Striking the right balance between living well in retirement and not outliving one’s assets is complicated.
Wealthy consumers can afford financial advisors to help with the intricacies, but middle market baby boomers will likely find themselves walking the retirement planning line unassisted. A wrong step can make the difference between comfortable retirement and significant belt tightening.
How well are financial institutions currently prepared to serve the mid-market boomers?
Consider: Providing objective advice is perceived as difficult and ultimately unprofitable, and many of the new retirement products have not excited most potential buyers. Conversely, variable deferred annuities with guaranteed minimum withdrawal benefits have proven wildly successful from a sales perspective, but some designs show questionable value as retirement-planning strategies.
Clearly, progress is required on several fronts for any provider to become a leader in this market.
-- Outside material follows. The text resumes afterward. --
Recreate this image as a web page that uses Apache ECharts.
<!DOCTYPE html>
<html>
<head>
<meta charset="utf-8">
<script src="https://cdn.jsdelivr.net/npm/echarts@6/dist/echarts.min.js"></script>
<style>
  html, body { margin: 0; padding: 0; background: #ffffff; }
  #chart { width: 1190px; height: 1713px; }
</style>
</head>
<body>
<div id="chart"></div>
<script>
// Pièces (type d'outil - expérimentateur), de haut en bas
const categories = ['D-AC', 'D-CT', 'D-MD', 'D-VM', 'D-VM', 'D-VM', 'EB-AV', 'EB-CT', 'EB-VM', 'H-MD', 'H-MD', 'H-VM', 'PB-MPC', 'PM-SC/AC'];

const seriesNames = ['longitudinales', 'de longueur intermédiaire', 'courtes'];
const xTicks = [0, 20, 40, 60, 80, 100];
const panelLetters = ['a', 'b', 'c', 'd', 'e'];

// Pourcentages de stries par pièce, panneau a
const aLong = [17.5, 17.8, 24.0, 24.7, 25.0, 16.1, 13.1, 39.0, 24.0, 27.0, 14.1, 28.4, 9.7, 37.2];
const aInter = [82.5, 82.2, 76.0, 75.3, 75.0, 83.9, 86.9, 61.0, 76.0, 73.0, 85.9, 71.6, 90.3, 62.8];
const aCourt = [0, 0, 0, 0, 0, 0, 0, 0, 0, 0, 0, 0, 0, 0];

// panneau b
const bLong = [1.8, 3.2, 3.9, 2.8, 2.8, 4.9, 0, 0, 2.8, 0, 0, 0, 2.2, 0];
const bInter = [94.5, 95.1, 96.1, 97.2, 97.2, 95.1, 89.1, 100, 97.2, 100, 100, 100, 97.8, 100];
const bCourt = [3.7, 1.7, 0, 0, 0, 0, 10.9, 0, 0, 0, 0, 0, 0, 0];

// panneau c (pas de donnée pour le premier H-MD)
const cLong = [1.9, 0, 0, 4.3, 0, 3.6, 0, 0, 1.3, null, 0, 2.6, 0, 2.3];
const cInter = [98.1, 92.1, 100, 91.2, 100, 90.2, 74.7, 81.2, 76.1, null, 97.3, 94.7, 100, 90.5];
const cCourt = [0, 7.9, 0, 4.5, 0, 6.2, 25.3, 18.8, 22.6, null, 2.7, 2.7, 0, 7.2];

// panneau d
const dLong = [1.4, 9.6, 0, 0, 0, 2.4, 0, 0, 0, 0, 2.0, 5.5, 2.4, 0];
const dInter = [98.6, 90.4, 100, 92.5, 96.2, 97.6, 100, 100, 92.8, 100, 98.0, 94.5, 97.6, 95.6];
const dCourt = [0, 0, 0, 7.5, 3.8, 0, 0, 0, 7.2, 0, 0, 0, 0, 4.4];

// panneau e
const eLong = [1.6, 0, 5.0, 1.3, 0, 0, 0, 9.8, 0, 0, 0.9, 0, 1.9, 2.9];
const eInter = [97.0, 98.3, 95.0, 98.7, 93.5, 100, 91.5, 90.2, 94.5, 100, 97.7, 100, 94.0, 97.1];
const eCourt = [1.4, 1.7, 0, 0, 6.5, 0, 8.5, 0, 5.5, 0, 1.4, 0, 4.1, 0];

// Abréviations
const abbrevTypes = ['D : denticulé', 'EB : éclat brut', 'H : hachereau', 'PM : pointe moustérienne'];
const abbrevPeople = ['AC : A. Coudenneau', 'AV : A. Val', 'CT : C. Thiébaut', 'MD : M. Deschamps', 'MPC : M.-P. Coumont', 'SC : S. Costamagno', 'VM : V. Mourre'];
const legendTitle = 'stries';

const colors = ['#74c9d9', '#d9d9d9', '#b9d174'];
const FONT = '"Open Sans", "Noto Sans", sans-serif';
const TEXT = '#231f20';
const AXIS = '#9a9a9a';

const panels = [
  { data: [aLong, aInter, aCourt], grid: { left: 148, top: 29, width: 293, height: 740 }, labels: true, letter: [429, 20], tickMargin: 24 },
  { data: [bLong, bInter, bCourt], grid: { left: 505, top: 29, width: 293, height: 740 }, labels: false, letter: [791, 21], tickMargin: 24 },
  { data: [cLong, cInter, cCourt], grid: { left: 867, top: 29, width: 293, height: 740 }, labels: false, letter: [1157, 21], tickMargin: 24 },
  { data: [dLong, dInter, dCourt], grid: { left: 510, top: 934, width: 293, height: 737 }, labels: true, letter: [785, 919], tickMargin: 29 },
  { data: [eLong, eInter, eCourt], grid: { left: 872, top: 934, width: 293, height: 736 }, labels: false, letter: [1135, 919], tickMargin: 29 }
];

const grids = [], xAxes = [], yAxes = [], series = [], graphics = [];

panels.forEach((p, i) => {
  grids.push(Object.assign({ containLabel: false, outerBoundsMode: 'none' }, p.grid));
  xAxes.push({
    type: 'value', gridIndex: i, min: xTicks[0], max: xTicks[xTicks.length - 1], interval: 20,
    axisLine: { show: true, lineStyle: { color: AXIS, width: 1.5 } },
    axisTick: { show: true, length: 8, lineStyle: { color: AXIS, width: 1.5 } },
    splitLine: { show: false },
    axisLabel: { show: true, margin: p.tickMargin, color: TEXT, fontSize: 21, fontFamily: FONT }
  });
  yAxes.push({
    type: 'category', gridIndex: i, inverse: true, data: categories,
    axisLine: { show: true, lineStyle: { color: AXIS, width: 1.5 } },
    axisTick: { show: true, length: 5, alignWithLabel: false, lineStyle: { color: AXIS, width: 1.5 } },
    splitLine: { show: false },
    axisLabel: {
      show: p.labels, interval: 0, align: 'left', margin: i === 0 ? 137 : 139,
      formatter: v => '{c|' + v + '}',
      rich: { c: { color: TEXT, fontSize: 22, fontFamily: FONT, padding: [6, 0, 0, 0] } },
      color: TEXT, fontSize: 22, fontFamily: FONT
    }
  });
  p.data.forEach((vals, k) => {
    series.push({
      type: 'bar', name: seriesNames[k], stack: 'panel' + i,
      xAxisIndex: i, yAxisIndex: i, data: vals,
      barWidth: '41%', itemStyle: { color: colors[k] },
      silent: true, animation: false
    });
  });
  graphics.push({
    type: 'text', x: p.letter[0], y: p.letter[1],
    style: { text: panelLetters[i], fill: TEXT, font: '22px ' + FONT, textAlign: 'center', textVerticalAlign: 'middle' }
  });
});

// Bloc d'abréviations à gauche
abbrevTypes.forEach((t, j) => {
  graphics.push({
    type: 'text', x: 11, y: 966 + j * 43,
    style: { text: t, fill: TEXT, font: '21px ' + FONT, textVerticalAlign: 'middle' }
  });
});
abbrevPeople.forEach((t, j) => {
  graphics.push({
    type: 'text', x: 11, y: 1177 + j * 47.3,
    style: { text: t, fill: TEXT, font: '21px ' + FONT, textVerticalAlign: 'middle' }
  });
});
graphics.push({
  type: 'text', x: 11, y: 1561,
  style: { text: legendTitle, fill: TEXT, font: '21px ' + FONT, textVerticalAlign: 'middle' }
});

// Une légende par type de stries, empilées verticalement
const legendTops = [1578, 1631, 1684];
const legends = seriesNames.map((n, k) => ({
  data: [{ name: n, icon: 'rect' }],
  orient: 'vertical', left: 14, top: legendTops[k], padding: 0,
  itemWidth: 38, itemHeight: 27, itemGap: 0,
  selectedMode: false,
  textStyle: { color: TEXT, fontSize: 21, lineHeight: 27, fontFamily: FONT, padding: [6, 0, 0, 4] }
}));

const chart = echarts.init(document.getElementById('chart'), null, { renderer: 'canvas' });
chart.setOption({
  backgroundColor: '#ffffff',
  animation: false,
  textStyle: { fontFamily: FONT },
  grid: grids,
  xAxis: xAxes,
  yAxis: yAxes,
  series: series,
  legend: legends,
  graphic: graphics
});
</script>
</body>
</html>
Some examples follow:
Customer confidence. Institutions need to win or restore consumer confidence. The pure product-focused sales approach has dominated for so long that those seriously starting to plan for their retirement encounter the same product pitches over and over, regardless of individual circumstances.
Transparency is increasingly important, yet a long-standing industry criticism is that customers may know the price of an investment product without fully understanding the true costs or embedded penalties. They most certainly do not appreciate how most products add value to their overall retirement strategy.
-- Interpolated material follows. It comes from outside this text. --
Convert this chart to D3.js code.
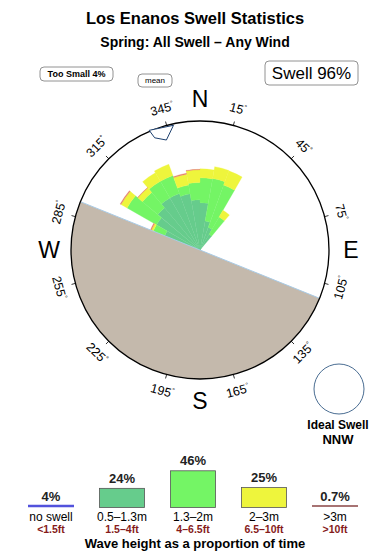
<!DOCTYPE html>
<html>
<head>
<meta charset="utf-8">
<script src="https://cdn.jsdelivr.net/npm/d3@7"></script>
<style>
  body { margin: 0; background: #fff; }
  text { font-family: "Liberation Sans", Arial, sans-serif; }
</style>
</head>
<body>
<div id="chart"></div>
<script>
// direction bins (start bearing, 10 deg wide) and % of time per wave height class
var binStart = [290, 300, 310, 320, 330, 340, 350, 0, 10, 20, 30]
var pctDark = [2.0, 3.5, 4.2, 5.0, 5.0, 4.5, 3.5, 3.1, 1.2, 0.8, 0.45]
var pctLight = [1.5, 6.3, 3.6, 3.7, 3.7, 1.5, 2.8, 4.1, 6.1, 5.8, 1.55]
var pctYellow = [0.3, 1.7, 1.3, 2.3, 2.8, 2.2, 2.6, 1.9, 2.6, 3.2, 0.9]
var pctRed = [0.15, 0.25, 0.1, 0, 0, 0.2, 0.1, 0, 0, 0, 0]

var tickDegs = [15, 45, 75, 105, 135, 165, 195, 225, 255, 285, 315, 345]
var cardinals = ['N', 'E', 'S', 'W']
var cardinalDegs = [0, 90, 180, 270]

var landFrom = 112, landTo = 292
var meanDir = 343

var legendVal = [4, 24, 46, 25, 0.7]
var legendPct = ['4%', '24%', '46%', '25%', '0.7%']
var legendM = ['no swell', '0.5\u20131.3m', '1.3\u20132m', '2\u20133m', '>3m']
var legendFt = ['<1.5ft', '1.5\u20134ft', '4\u20136.5ft', '6.5\u201310ft', '>10ft']

var width = 390, height = 560
var cx = 200, cy = 250, R = 129
var rad = Math.PI / 180
var colors = ['#66cc8c', '#74f565', '#eef53c', '#e5806a']

var svg = d3.select('#chart').append('svg')
    .attr('width', width).attr('height', height)

// titles
svg.append('text').attr('x', 195).attr('y', 24).attr('text-anchor', 'middle')
    .style('font-size', '16.5px').style('font-weight', 'bold').text('Los Enanos Swell Statistics')
svg.append('text').attr('x', 195).attr('y', 47).attr('text-anchor', 'middle')
    .style('font-size', '14px').style('font-weight', 'bold').text('Spring: All Swell \u2013 Any Wind')

// little boxed labels
function boxLabel(x, y, w, h, txt, size, weight) {
    svg.append('rect').attr('x', x).attr('y', y).attr('width', w).attr('height', h)
        .attr('rx', 4).attr('fill', '#fff').attr('stroke', '#777').attr('stroke-width', 0.8)
    svg.append('text').attr('x', x + w / 2).attr('y', y + h / 2).attr('text-anchor', 'middle')
        .attr('dominant-baseline', 'central').style('font-size', size).style('font-weight', weight).text(txt)
}
boxLabel(40, 67, 73, 14, 'Too Small 4%', '9px', 'bold')
boxLabel(138, 74, 34, 13, 'mean', '8px', 'normal')
boxLabel(265, 61, 93, 24, 'Swell 96%', '17px', 'normal')

var g = svg.append('g').attr('transform', 'translate(' + cx + ',' + cy + ')')

g.append('circle').attr('r', R).attr('fill', '#fff')

// stacked wedges
var rows = binStart.map(function (b, i) {
    return { start: b, dark: pctDark[i], light: pctLight[i], yellow: pctYellow[i], red: pctRed[i] }
})
var keys = ['dark', 'light', 'yellow', 'red']
var stack = d3.stack().keys(keys)(rows)
var r = d3.scaleSqrt().domain([0, 23]).range([0, R])
var arc = d3.arc()

stack.forEach(function (layer, k) {
    g.selectAll('.w' + k)
        .data(layer.filter(function (d) { return d[1] > d[0] }))
        .enter()
        .append('path')
        .attr('d', function (d) {
            return arc({
                innerRadius: r(d[0]), outerRadius: r(d[1]),
                startAngle: d.data.start * rad, endAngle: (d.data.start + 10) * rad
            })
        })
        .attr('fill', colors[k])
        .attr('stroke', colors[k])
        .attr('stroke-width', 0.3)
})

// land
g.append('path')
    .attr('d', arc({ innerRadius: 0, outerRadius: R, startAngle: landFrom * rad, endAngle: landTo * rad }))
    .attr('fill', '#c4b9ac')
function pt(b, rr) { return [rr * Math.sin(b * rad), -rr * Math.cos(b * rad)] }
var p1 = pt(landFrom, R), p2 = pt(landTo, R)
g.append('line').attr('x1', p1[0]).attr('y1', p1[1]).attr('x2', p2[0]).attr('y2', p2[1])
    .attr('stroke', '#a9cbe6').attr('stroke-width', 1)

g.append('circle').attr('r', R).attr('fill', 'none').attr('stroke', '#000').attr('stroke-width', 1.3)

// mean direction marker
var arrowPts = [[R + 1, -6], [R - 1.5, 5], [R - 14, 0], [R - 8, -5]].map(function (p) {
    return pt(meanDir + p[1], p[0])
})
g.append('polygon').attr('points', arrowPts.map(function (p) { return p.join(',') }).join(' '))
    .attr('fill', '#fff').attr('stroke', '#1c3f6e').attr('stroke-width', 1)

// ticks and degree labels
g.selectAll('.tick').data(tickDegs).enter().append('line')
    .attr('x1', function (d) { return pt(d, R)[0] }).attr('y1', function (d) { return pt(d, R)[1] })
    .attr('x2', function (d) { return pt(d, R + 4)[0] }).attr('y2', function (d) { return pt(d, R + 4)[1] })
    .attr('stroke', '#000').attr('stroke-width', 0.8)

var lab = g.selectAll('.deg').data(tickDegs).enter().append('text')
    .attr('text-anchor', 'middle').attr('dominant-baseline', 'central')
    .style('font-size', '12.5px')
    .attr('transform', function (d) {
        var p = pt(d, 146)
        var rot = (d > 90 && d < 270) ? d - 180 : d
        return 'translate(' + p[0] + ',' + p[1] + ') rotate(' + rot + ')'
    })
lab.append('tspan').text(function (d) { return d })
lab.append('tspan').attr('dy', -4).style('font-size', '7px').text('\u00b0')

g.selectAll('.card').data(cardinals).enter().append('text')
    .attr('x', function (d, i) { return pt(cardinalDegs[i], 151)[0] })
    .attr('y', function (d, i) { return pt(cardinalDegs[i], 151)[1] })
    .attr('text-anchor', 'middle').attr('dominant-baseline', 'central')
    .style('font-size', '23px').text(function (d) { return d })

// ideal swell
svg.append('circle').attr('cx', 339).attr('cy', 389).attr('r', 25)
    .attr('fill', '#fff').attr('stroke', '#4a6d92').attr('stroke-width', 1)
svg.append('text').attr('x', 338).attr('y', 429).attr('text-anchor', 'middle')
    .style('font-size', '12px').style('font-weight', 'bold').text('Ideal Swell')
svg.append('text').attr('x', 338).attr('y', 443.5).attr('text-anchor', 'middle')
    .style('font-size', '13px').style('font-weight', 'bold').text('NNW')

// legend
var lx = d3.scalePoint().domain(d3.range(legendVal.length)).range([51, 335])
var lh = d3.scaleLinear().domain([0, 46]).range([0, 36.7])
var base = 507.5, bw = 45
var lineColors = ['#5252dc', null, null, null, '#8a4545']
var boxColors = [null, colors[0], colors[1], colors[2], null]

legendVal.forEach(function (v, i) {
    var x = lx(i), top
    if (boxColors[i]) {
        top = base - lh(v)
        svg.append('rect').attr('x', x - bw / 2).attr('y', top).attr('width', bw).attr('height', lh(v))
            .attr('fill', boxColors[i]).attr('stroke', '#555').attr('stroke-width', 0.8)
    } else {
        top = base - 1.5
        svg.append('line').attr('x1', x - 23).attr('x2', x + 23).attr('y1', top).attr('y2', top)
            .attr('stroke', lineColors[i]).attr('stroke-width', i === 0 ? 2.6 : 1.6)
    }
    svg.append('text').attr('x', x).attr('y', top - 5.5).attr('text-anchor', 'middle')
        .style('font-size', '13px').style('font-weight', 'bold').attr('fill', '#222').text(legendPct[i])
    svg.append('text').attr('x', x).attr('y', 520.5).attr('text-anchor', 'middle')
        .style('font-size', '12px').text(legendM[i])
    svg.append('text').attr('x', x).attr('y', 533).attr('text-anchor', 'middle')
        .style('font-size', '10.5px').style('font-weight', 'bold').attr('fill', '#861b1b').text(legendFt[i])
})
svg.append('text').attr('x', 195).attr('y', 548).attr('text-anchor', 'middle')
    .style('font-size', '13px').style('font-weight', 'bold').text('Wave height as a proportion of time')
</script>
</body>
</html>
In the race between banks, insurance companies, asset managers, or financial advisors, customers will place their confidence in providers that bring objective analysis and the best advice to bear on all of their retirement decisions: retirement cash flow, asset allocation, taxes, insurance and estate planning.
Customer dialogue. The reality today is that institutions are not prepared to engage mid-market boomers in a true dialogue about how to generate and protect retirement income. Until recently, only product sales representatives and product information generalists have been available to customers through toll-free lines.
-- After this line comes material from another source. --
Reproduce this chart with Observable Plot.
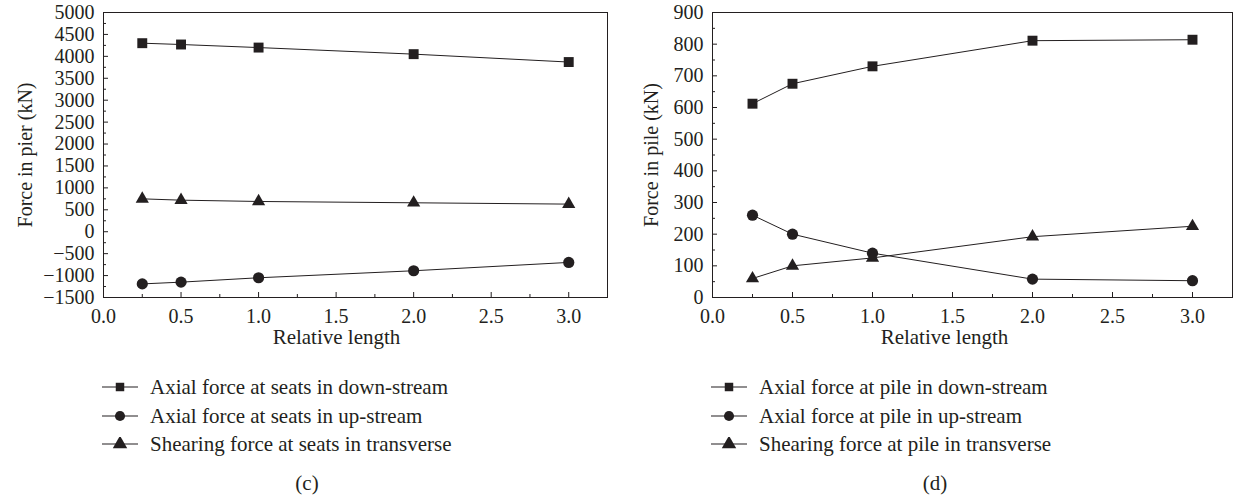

Customer service representatives for financial services providers (e.g., agents, brokers, financial consultants) are on the front line and control the providers’ relationships with customers. When the interaction between consumer and representative is limited to superficial assessment of only some of the customer’s needs and narrow product solutions, prospects for developing a long-term personal relationship are slim.
Some providers are working to develop cost-effective ways to enhance customer relationships by training and supporting their representatives so they can elevate the dialogue. Transitioning from salespeople (who typically sell only a few products) to advisors (who focus on a good-faith assessment of each customer’s needs) is critical in positioning an institution as a trusted advisor to mid-market customers.